Home Up Grant Kohrs Ranch Photos

            Grant Kohrs Historical Ranch was sunny, warm, and attention grabbing because of all of the neat old farm equipment, the animals, the tour, and the old house with all of the antiques.  They built the ranch near the mountains and by hills so that it would be sheltered from some of the odd weather.  In 1860 the ranch was built, in 1866 there was reconstruction and in 1890 they added on to the ranch house.  Johnny Grant sold the ranch to Conrad Kohrs, therefore coming up with the name Grant Kohrs Ranch.  He started the ranch from being a fur trader to trading cattle with the people who traveled west.  He would trade new cattle for their worn out cattle. 

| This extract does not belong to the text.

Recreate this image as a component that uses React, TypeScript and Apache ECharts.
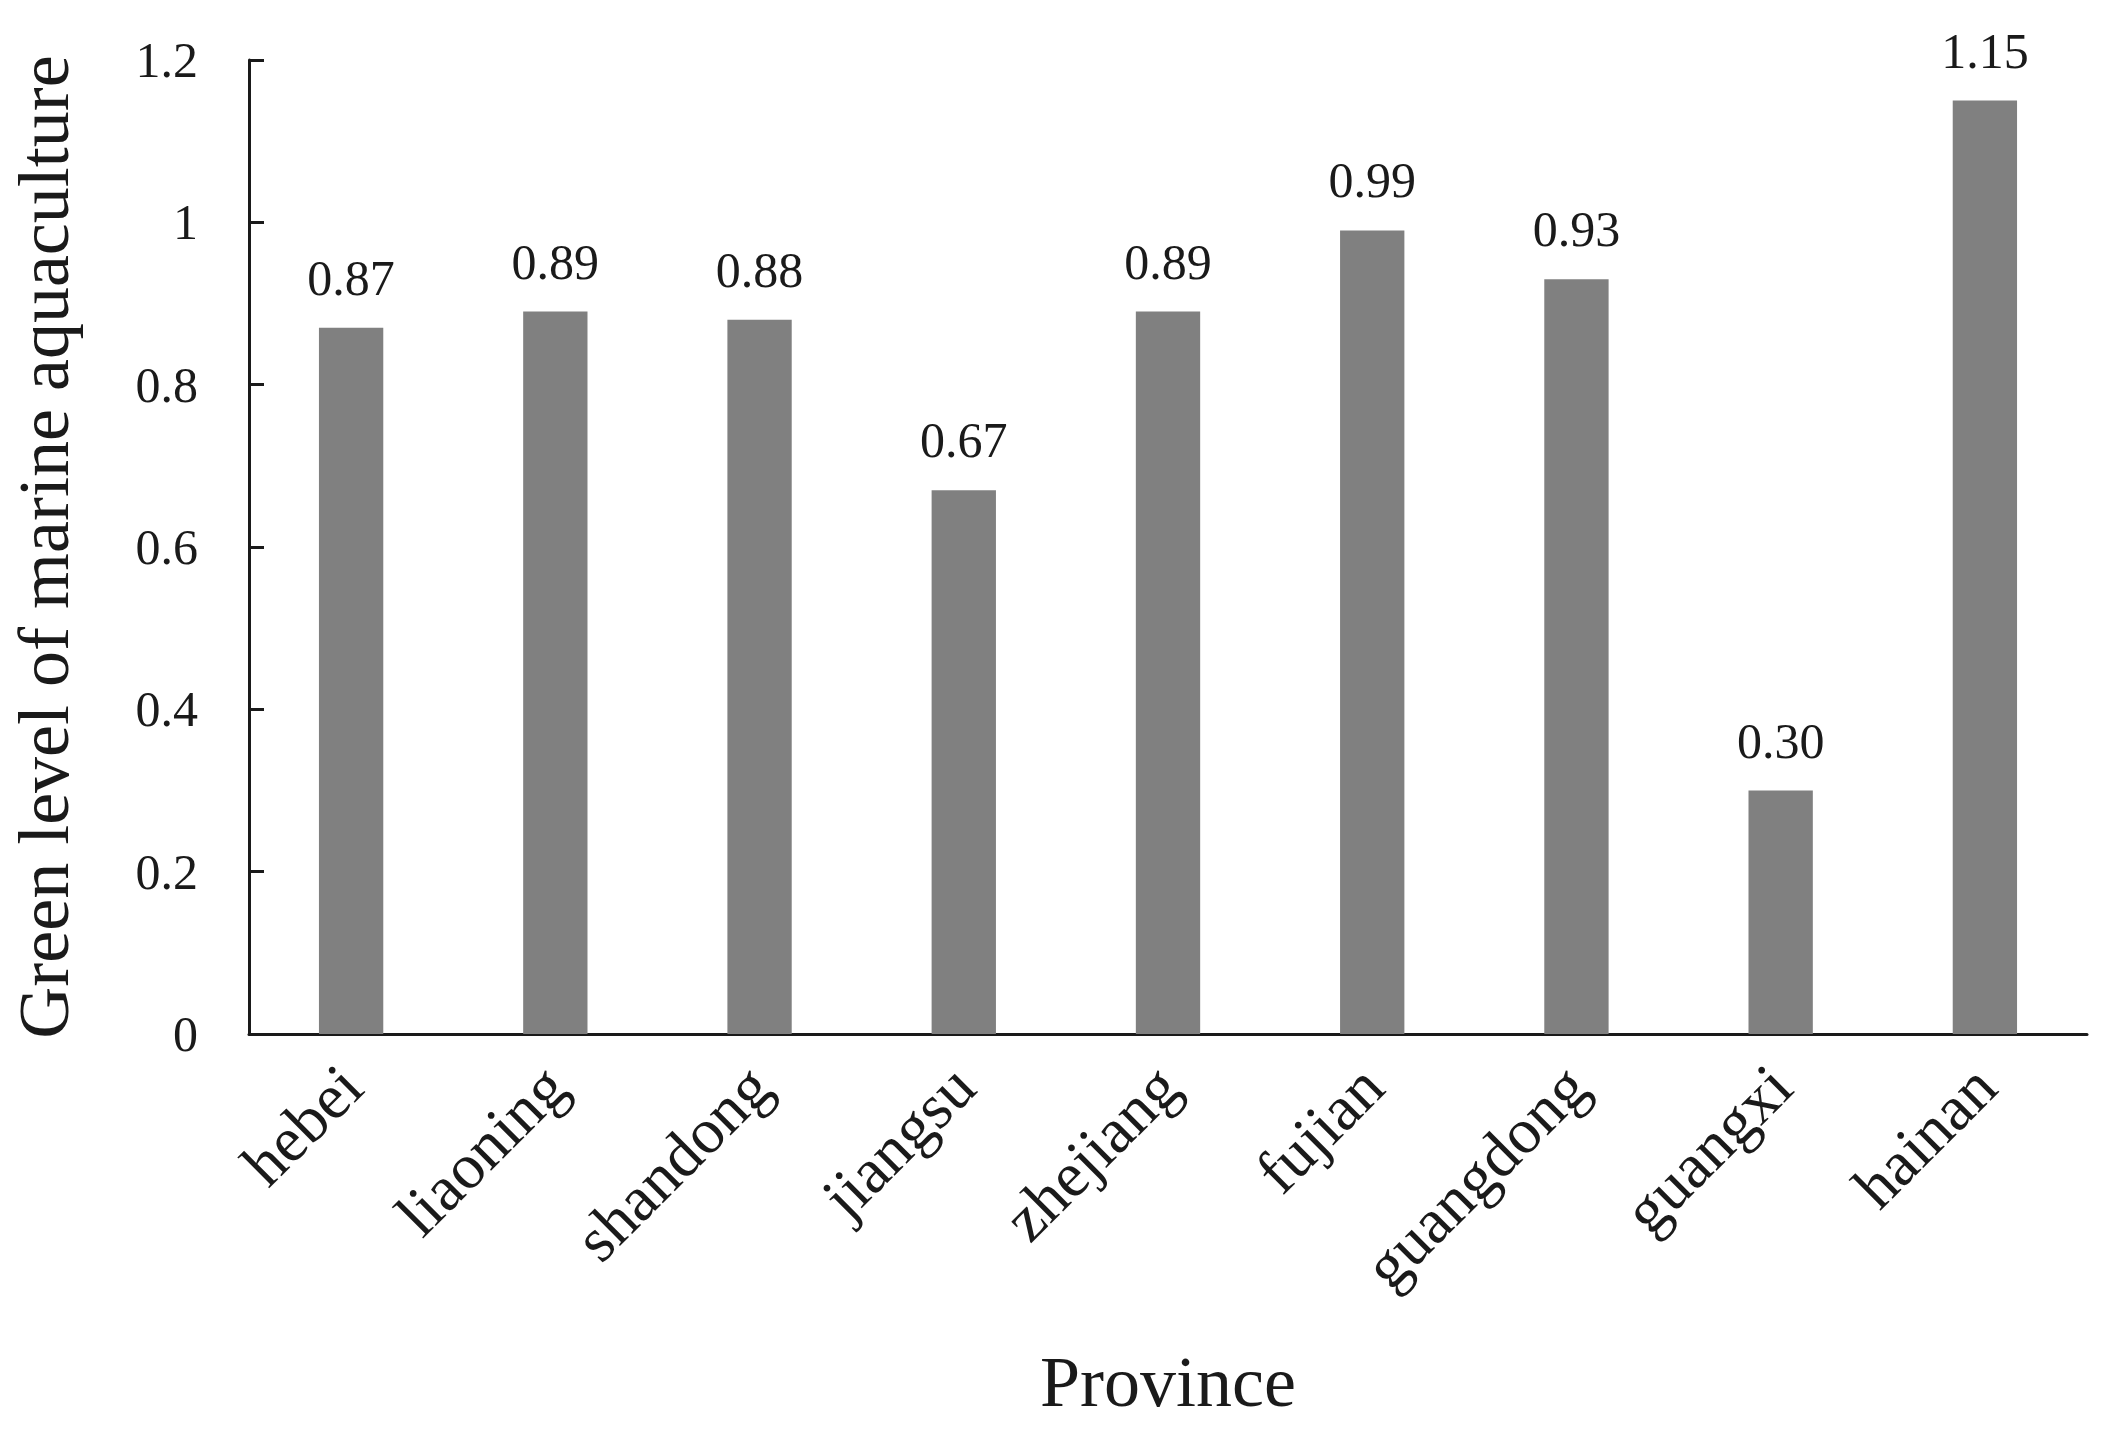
import React, { useEffect, useRef } from "react";
import * as echarts from "echarts";

const provinces = ["hebei", "liaoning", "shandong", "jiangsu", "zhejiang", "fujian", "guangdong", "guangxi", "hainan"];
const greenLevel = [0.87, 0.89, 0.88, 0.67, 0.89, 0.99, 0.93, 0.30, 1.15];
const yTitle = "Green level of marine aquaculture";
const xTitle = "Province";

const FONT = "'Liberation Serif', 'Times New Roman', serif";
const INK = "#1a1a1a";

export default function App() {
  const ref = useRef<HTMLDivElement>(null);
  useEffect(() => {
    if (!ref.current) return;
    const chart = echarts.init(ref.current, null, { renderer: "svg" });
    chart.setOption({
      animation: false,
      backgroundColor: "#ffffff",
      grid: { left: 249, right: 22, top: 60, bottom: 396, containLabel: false },
      xAxis: {
        type: "category",
        data: provinces,
        name: xTitle,
        nameLocation: "middle",
        nameGap: 348,
        nameTextStyle: { fontFamily: FONT, fontSize: 72, color: INK, verticalAlign: "middle" },
        axisLine: { lineStyle: { color: INK, width: 3 } },
        axisTick: { inside: true, length: 15, lineStyle: { color: INK, width: 3 } },
        axisLabel: { rotate: 45, margin: 42, fontFamily: FONT, fontSize: 64, color: INK, interval: 0 },
      },
      yAxis: {
        type: "value",
        min: 0,
        max: 1.2,
        interval: 0.2,
        name: yTitle,
        nameLocation: "middle",
        nameGap: 205,
        nameTextStyle: { fontFamily: FONT, fontSize: 72, color: INK, verticalAlign: "middle" },
        splitLine: { show: false },
        axisLine: { show: true, lineStyle: { color: INK, width: 3 } },
        axisTick: { show: true, inside: true, length: 15, lineStyle: { color: INK, width: 3 } },
        axisLabel: { margin: 51, fontFamily: FONT, fontSize: 50, color: INK },
      },
      series: [
        {
          type: "bar",
          data: greenLevel,
          barWidth: "31.5%",
          itemStyle: { color: "#808080" },
          label: {
            show: true,
            position: "top",
            distance: 25,
            fontFamily: FONT,
            fontSize: 50,
            color: INK,
            formatter: (p: any) => Number(p.value).toFixed(2),
          },
        },
      ],
    });
    return () => chart.dispose();
  }, []);
  return <div ref={ref} style={{ position: "fixed", left: 0, top: 0, width: 2109, height: 1430 }} />;
}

The cowboys that worked on the ranch were tough.  The house used to be a trading post, where cowboys would sit around and spit tobacco on the ground.  When Conrad Kohrs bought the ranch and went to live there, he decided he needed a wife, so he went to Davenport Iowa to court a girl named Augusta.  They married and moved out west onto the ranch.  Augusta was a large woman, 6 feet tall, who took charge of the ranch and the cowboys who lived in it.  She changed the house into her living quarters, added on to it, and kicked the cowboys out to go and live in smaller quarters next to the house. 

Our tour guide for the Grant Kohrs Ranch was named Ron, though there were two others, but they led different groups.  He took us to see Conrad Kohrs house, which before was Johnny Grants house.  Conrad Kohrs was very wealthy and their house was full of old and interesting things.  We couldn’t touch anything because the furniture and other things would deteriorate over time. The people that worked at the ranch had to put dark curtains because the sunlight would make the furniture fade.  They were very careful about how the house was preserved.

We also saw Texas Longhorn cattle.  The biggest one was approximately 1,700 pounds.  Some kids asked why they had cattle there, if they didn’t kill them or even ride them.  The rangers said that they had them because it would make the tour more interesting with live animals there, and also to show what animals were raised on the ranch over one hundred years ago. There were a few horses there, too. 

            Overall, the tour of the Grant Kohrs Ranch was fun.  We learned a lot of things about what happened earlier on the land we toured.